The vestibular organs of the inner ear provide the brain with information about changes in head movement. If the vestibular system is not functioning properly, dizziness, vertigo, imbalance, spatial disorientation, and other symptoms can result.
An imbalance of signals between the two sides of the vestibular system will lead to vertigo or dizziness as the brain stem will not be able to coordinate the conflicting signals together.
Some of the commonest causes of dizziness involve a vestibular imbalance or conflict.

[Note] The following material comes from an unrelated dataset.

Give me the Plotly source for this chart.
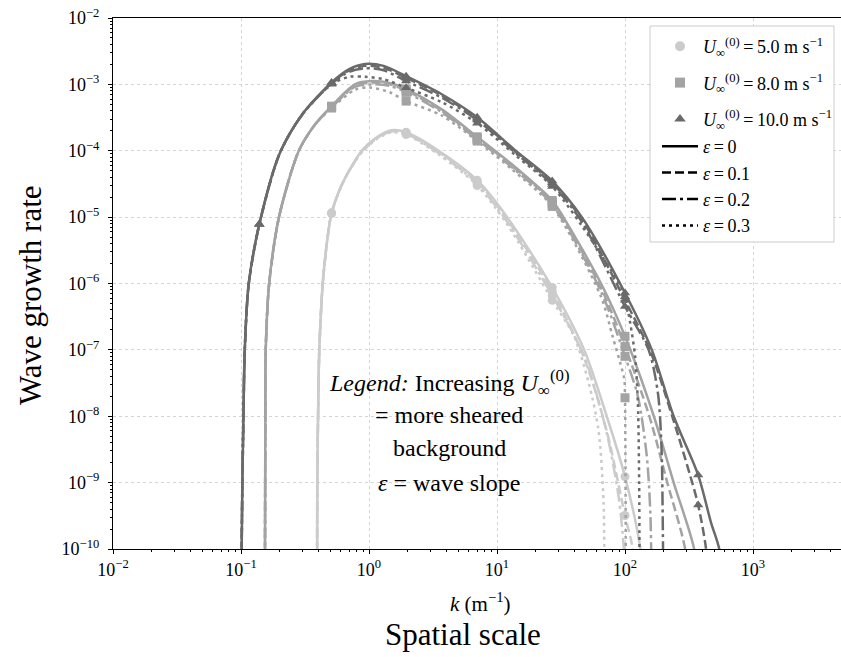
import numpy as np
import plotly.graph_objects as go

FONT = "Liberation Serif"

# ---------------- data ----------------
MARKER_K = [0.139, 0.51, 1.95, 7.0, 27.0, 100.0, 373.0]
U_LABELS = ["5.0", "8.0", "10.0"]
EPS_LABELS = ["0", "0.1", "0.2", "0.3"]
X_TICK_EXP = [-2, -1, 0, 1, 2, 3]
Y_TICK_EXP = [-10, -9, -8, -7, -6, -5, -4, -3, -2]

# U = 5 m/s : shared rise, then one tail per epsilon
K_RISE_U5 = [0.393, 0.3945, 0.400, 0.409, 0.435, 0.475, 0.51, 0.6, 0.7]
G_RISE_U5 = [1e-11, 1e-9, 1e-8, 1e-7, 1e-6, 5e-6, 1.15e-5, 2.8e-5, 5e-5]
K_U5_E0 = [0.877, 1.15, 1.5, 1.95, 3.5, 7.0, 12, 27, 48, 72, 100, 132, 145]
G_U5_E0 = [1.0e-4, 1.6e-4, 2.04e-4, 1.9e-4, 1.0e-4, 3.6e-5, 1.0e-5, 8.7e-7, 1.0e-7, 1.0e-8, 1.23e-9, 1.0e-10, 1e-11]
K_U5_E1 = [0.877, 1.15, 1.5, 1.95, 3.5, 7.0, 12, 27, 48, 72, 100, 115, 125]
G_U5_E1 = [9.8e-5, 1.57e-4, 2.0e-4, 1.85e-4, 9.6e-5, 3.4e-5, 9.2e-6, 7.6e-7, 7.5e-8, 6.0e-9, 3.2e-10, 1.0e-10, 1e-11]
K_U5_E2 = [0.877, 1.15, 1.5, 1.95, 3.5, 7.0, 12, 27, 48, 71, 89, 98, 104]
G_U5_E2 = [9.6e-5, 1.54e-4, 1.95e-4, 1.8e-4, 9.2e-5, 3.2e-5, 8.5e-6, 6.6e-7, 8.0e-8, 6.3e-9, 6.3e-10, 1.0e-10, 1e-11]
K_U5_E3 = [0.877, 1.15, 1.5, 1.95, 3.5, 7.0, 12, 27, 40, 52, 62, 68, 69]
G_U5_E3 = [9.4e-5, 1.5e-4, 1.9e-4, 1.75e-4, 8.8e-5, 3.0e-5, 7.8e-6, 5.6e-7, 1.6e-7, 3.2e-8, 6.3e-9, 5e-10, 1e-11]

# U = 8 m/s
K_RISE_U8 = [0.1535, 0.1545, 0.155, 0.156, 0.166, 0.198, 0.283, 0.38]
G_RISE_U8 = [1e-11, 1e-9, 1e-8, 1e-7, 1e-6, 1e-5, 1e-4, 2.5e-4]
K_U8_E0 = [0.51, 0.776, 1.05, 1.45, 1.95, 3.7, 7.0, 13, 27, 33, 65, 100, 168, 240, 347, 400]
G_U8_E0 = [4.7e-4, 1.0e-3, 1.12e-3, 1.05e-3, 8.5e-4, 4.2e-4, 1.62e-4, 6.3e-5, 1.78e-5, 1.0e-5, 1.0e-6, 1.6e-7, 1.0e-8, 1.0e-9, 1.0e-10, 1e-11]
K_U8_E1 = [0.51, 0.776, 1.05, 1.45, 1.95, 3.7, 7.0, 13, 27, 65, 100, 155, 214, 295, 330]
G_U8_E1 = [4.6e-4, 9.6e-4, 1.07e-3, 1.0e-3, 8.1e-4, 4.0e-4, 1.55e-4, 6.0e-5, 1.65e-5, 8.5e-7, 1.12e-7, 1.0e-8, 1.0e-9, 1.0e-10, 1e-11]
K_U8_E2 = [0.51, 0.776, 1.05, 1.45, 1.95, 3.7, 7.0, 13, 27, 65, 100, 126, 148, 158, 162]
G_U8_E2 = [4.5e-4, 9.2e-4, 1.0e-3, 9.5e-4, 7.6e-4, 3.8e-4, 1.48e-4, 5.7e-5, 1.55e-5, 7.5e-7, 8.0e-8, 2.0e-8, 2.5e-9, 3.2e-10, 1e-11]
K_U8_E3 = [0.51, 0.776, 1.0, 1.45, 1.95, 3.7, 7.0, 13, 27, 65, 80, 95, 99, 100, 101, 101.5]
G_U8_E3 = [4.4e-4, 8.3e-4, 9.0e-4, 7.6e-4, 5.6e-4, 3.4e-4, 1.4e-4, 5.3e-5, 1.45e-5, 6.3e-7, 1.6e-7, 5.0e-8, 3.5e-8, 1.9e-8, 1e-9, 1e-11]

# U = 10 m/s
K_RISE_U10 = [0.1000, 0.1025, 0.1045, 0.107, 0.115, 0.139, 0.2, 0.3]
G_RISE_U10 = [1e-11, 1e-9, 1e-8, 1e-7, 1e-6, 7.8e-6, 9.0e-5, 3.5e-4]
K_U10_E0 = [0.51, 0.7, 0.93, 1.3, 1.95, 3.7, 7.0, 14, 27, 46, 100, 162, 240, 373, 470, 545, 600]
G_U10_E0 = [1.07e-3, 1.7e-3, 2.03e-3, 1.9e-3, 1.33e-3, 7.1e-4, 3.2e-4, 1.0e-4, 3.5e-5, 1.0e-5, 7.2e-7, 1.0e-7, 1.0e-8, 1.3e-9, 2.5e-10, 1.0e-10, 2e-11]
K_U10_E1 = [0.51, 0.7, 0.93, 1.3, 1.95, 3.7, 7.0, 14, 27, 46, 100, 160, 234, 335, 373, 430, 470]
G_U10_E1 = [1.05e-3, 1.62e-3, 1.9e-3, 1.78e-3, 1.25e-3, 6.8e-4, 3.05e-4, 9.6e-5, 3.3e-5, 9.3e-6, 5.6e-7, 8.9e-8, 1.0e-8, 1.0e-9, 4.6e-10, 1.0e-10, 1e-11]
K_U10_E2 = [0.51, 0.7, 0.93, 1.3, 1.95, 3.7, 7.0, 14, 27, 46, 100, 153, 181, 193, 197, 200]
G_U10_E2 = [1.02e-3, 1.55e-3, 1.75e-3, 1.63e-3, 1.12e-3, 6.3e-4, 2.9e-4, 9.2e-5, 3.1e-5, 8.5e-6, 4.5e-7, 1.0e-7, 2.2e-8, 3.2e-9, 3.2e-10, 1e-11]
K_U10_E3 = [0.51, 0.7, 0.93, 1.3, 1.95, 3.7, 7.0, 14, 27, 46, 93, 100, 110, 120, 126, 129, 130]
G_U10_E3 = [1.0e-3, 1.3e-3, 1.3e-3, 1.2e-3, 8.9e-4, 5.4e-4, 2.6e-4, 8.5e-5, 2.9e-5, 7.4e-6, 8.9e-7, 6.3e-7, 2.5e-7, 7.9e-8, 1.6e-8, 1e-9, 1e-11]

RISES = [(K_RISE_U5, G_RISE_U5), (K_RISE_U8, G_RISE_U8), (K_RISE_U10, G_RISE_U10)]
TAILS = [
    [(K_U5_E0, G_U5_E0), (K_U5_E1, G_U5_E1), (K_U5_E2, G_U5_E2), (K_U5_E3, G_U5_E3)],
    [(K_U8_E0, G_U8_E0), (K_U8_E1, G_U8_E1), (K_U8_E2, G_U8_E2), (K_U8_E3, G_U8_E3)],
    [(K_U10_E0, G_U10_E0), (K_U10_E1, G_U10_E1), (K_U10_E2, G_U10_E2), (K_U10_E3, G_U10_E3)],
]

# ---------------- styles ----------------
COLORS = ["#cbcbcb", "#a3a3a3", "#6a6a6a"]
SYMBOLS = ["circle", "square", "triangle-up"]
DASHES = ["solid", "9px,4px", "14px,4px,3px,4px", "3px,4px"]
LW = 2.5
YMIN = 1e-10

fig = go.Figure()

for i in range(3):
    kr, gr = RISES[i]
    for j in range(4):
        kt, gt = TAILS[i][j]
        k = np.array(kr + kt, dtype=float)
        g = np.array(gr + gt, dtype=float)
        fig.add_trace(go.Scatter(
            x=k, y=g, mode="lines",
            line=dict(color=COLORS[i], width=LW, dash=DASHES[j], shape="spline", smoothing=0.8),
            showlegend=False, hoverinfo="skip"))
        sel = np.array([np.any(np.isclose(kk, MARKER_K, rtol=1e-6)) for kk in k]) & (g >= YMIN)
        fig.add_trace(go.Scatter(
            x=k[sel], y=g[sel], mode="markers",
            marker=dict(color=COLORS[i], symbol=SYMBOLS[i], size=9),
            showlegend=False, hoverinfo="skip"))

# legend entries
for i in range(3):
    fig.add_trace(go.Scatter(
        x=[None], y=[None], mode="markers",
        marker=dict(color=COLORS[i], symbol=SYMBOLS[i], size=10),
        name="<i>U</i><sub>∞</sub><sup>(0)</sup>\u2009=\u2009" + U_LABELS[i] + " m s<sup>−1</sup>",
        legend="legend", legendgroup=f"u{i}"))
for j in range(4):
    fig.add_trace(go.Scatter(
        x=[None], y=[None], mode="lines",
        line=dict(color="black", width=LW, dash=DASHES[j]),
        name="<i>ε</i>\u2009=\u2009" + EPS_LABELS[j],
        legend="legend2", legendgroup=f"e{j}"))

W, H = 841, 657
L, R, T, B = 113, 0, 18, 108
PW, PH = W - L - R, H - T - B


def px(x):
    return (x - L) / PW


def py(y):
    return 1 - (y - T) / PH


def pow_label(e):
    return "10<sup>" + ("−" + str(-e) if e < 0 else str(e)) + "</sup>"


def minor_vals(e0, e1):
    return [m * 10.0 ** e for e in range(e0, e1) for m in range(2, 10)]


axis_common = dict(
    type="log", showline=True, linecolor="black", linewidth=1.2,
    ticks="outside", ticklen=4, tickwidth=1, tickcolor="black",
    tickmode="array",
    showgrid=True, gridcolor="#d4d4d4", griddash="dot", gridwidth=1,
    tickfont=dict(family=FONT, size=18, color="black"),
    zeroline=False, automargin=False,
)

fig.update_layout(
    width=W, height=H,
    margin=dict(l=L, r=R, t=T, b=B, autoexpand=False),
    paper_bgcolor="white", plot_bgcolor="white",
    font=dict(family=FONT, color="black"),
    xaxis=dict(axis_common, range=[-2, -2 + PW / 128.0], mirror=True,
               tickvals=[10.0 ** e for e in X_TICK_EXP],
               ticktext=[pow_label(e) for e in X_TICK_EXP],
               minor=dict(tickmode="array", tickvals=minor_vals(-2, 4), ticks="outside",
                          ticklen=2, tickcolor="black", showgrid=False)),
    yaxis=dict(axis_common, range=[-10, -2], ticklabelstandoff=5,
               tickvals=[10.0 ** e for e in Y_TICK_EXP],
               ticktext=[pow_label(e) for e in Y_TICK_EXP],
               minor=dict(tickmode="array", tickvals=minor_vals(-10, -2), ticks="outside",
                          ticklen=2, tickcolor="black", showgrid=False)),
    legend=dict(x=px(657), y=py(28), xanchor="left", yanchor="top",
                bgcolor="rgba(0,0,0,0)", borderwidth=0, itemwidth=36,
                font=dict(family=FONT, size=18, color="black"),
                traceorder="grouped", tracegroupgap=10),
    legend2=dict(x=px(657), y=py(128), xanchor="left", yanchor="top",
                 bgcolor="rgba(0,0,0,0)", borderwidth=0, itemwidth=36,
                 font=dict(family=FONT, size=18, color="black"),
                 traceorder="grouped", tracegroupgap=0),
    shapes=[dict(type="rect", xref="paper", yref="paper",
                 x0=px(650), x1=px(834), y0=py(242), y1=py(26),
                 line=dict(color="#cccccc", width=1), fillcolor="white", layer="above")],
)

ann_lines = [
    ("<i>Legend:</i> Increasing <i>U</i><sub>∞</sub><sup>(0)</sup>", 383),
    ("= more sheared", 415),
    ("background", 448),
    ("<i>ε</i> = wave slope", 483),
]
for txt, yy in ann_lines:
    fig.add_annotation(text=txt, xref="paper", yref="paper", x=px(449), y=py(yy),
                       xanchor="center", yanchor="middle", showarrow=False,
                       font=dict(family=FONT, size=24, color="black"))

fig.add_annotation(text="<i>k</i> (m<sup>−1</sup>)", xref="paper", yref="paper",
                   x=px(480), y=py(602), xanchor="center", yanchor="middle",
                   showarrow=False, font=dict(family=FONT, size=21, color="black"))
fig.add_annotation(text="Spatial scale", xref="paper", yref="paper",
                   x=px(463), y=py(634), xanchor="center", yanchor="middle",
                   showarrow=False, font=dict(family=FONT, size=31, color="black"))
fig.add_annotation(text="Wave growth rate", xref="paper", yref="paper",
                   x=px(30), y=py(295), xanchor="center", yanchor="middle",
                   textangle=-90, showarrow=False,
                   font=dict(family=FONT, size=31, color="black"))

fig.write_html("out.html",
               config={"displayModeBar": False},
               post_script="document.body.style.margin='0';document.body.style.overflow='hidden';")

“I was feeling run down after a flu. I had noticed slight light-headedness a day or two previously. I awoke with severe spinning and nausea, I was sick and couldn’t get out of bed. After a couple of days I was able to get up, but since then I’ve been dizzy when I move about. I’ve not been able to return to work or walk outside. The doctors said there was nothing seriously wrong and that the symptoms would settle down. They haven’t, and I’m feeling really frustrated.” - Jeanie, aged 53, Aberdeen
Signals from the inner ear travel to the brain stem along the vestibular nerve. If the nerve from one side cannot transmit these signals, then a vestibular imbalance will result. One of the commonest causes of reduced vestibular nerve function is ischaemia (lack of blood), due to irritation from a virus. Occasionally, a bacterial infection may cause the ischaemia, and this may also affect the inner ear, causing loss of hearing. This is known as labrynthitis.
These conditions respond very well to a tailored course of vestibular exercises. Symptoms normally settle over 8-12 weeks.
Benign Positional Paroxysmal Vertigo (BPPV)
“I get a sudden attack of dizziness everytime I tilt my head back to look up at the ceiling or turn my head to one side. After 10-30 seconds it subsides. It’s also difficult to roll onto my side in bed or to bend forwards. I am fine so long as I avoid these positions, but it interferes with my life and I’m frightened about getting an attack in public.” - Margaret, aged 59, Elgin
This is the commonest form of vestibular problem. Roughly 20% of all dizziness is due to BPPV. It is usually treated easily and effectively with a simple manipulation, see the BPPV section for more details.
” I have random episodic attacks of dizziness. They may last for hours. I notice a pressure or ‘fullness’ in one ear, I find it difficult to hear on that side and I often hear ‘ringing’, before I’m violently dizzy and sick. The attacks seem to be worsening. In between the attacks I’m ok, but I am losing hearing on one side.” - Douglas, aged 48, Aberdeen
This is a disease affecting the concentration of fluids within the inner ear. Whilst it does often mean a progressive loss of hearing on one side, the dizziness and tinitus (ringing in the ear) can be effectively managed with vestibular training, allowing a return to normal life.
There are many other less common vestibular causes of dizziness, for example migraine, mal de debarquement (a sensation of rocking that persists after a cruise or other travel), or exposure to ototoxins (drugs or chemicals that are harmful to the inner ear.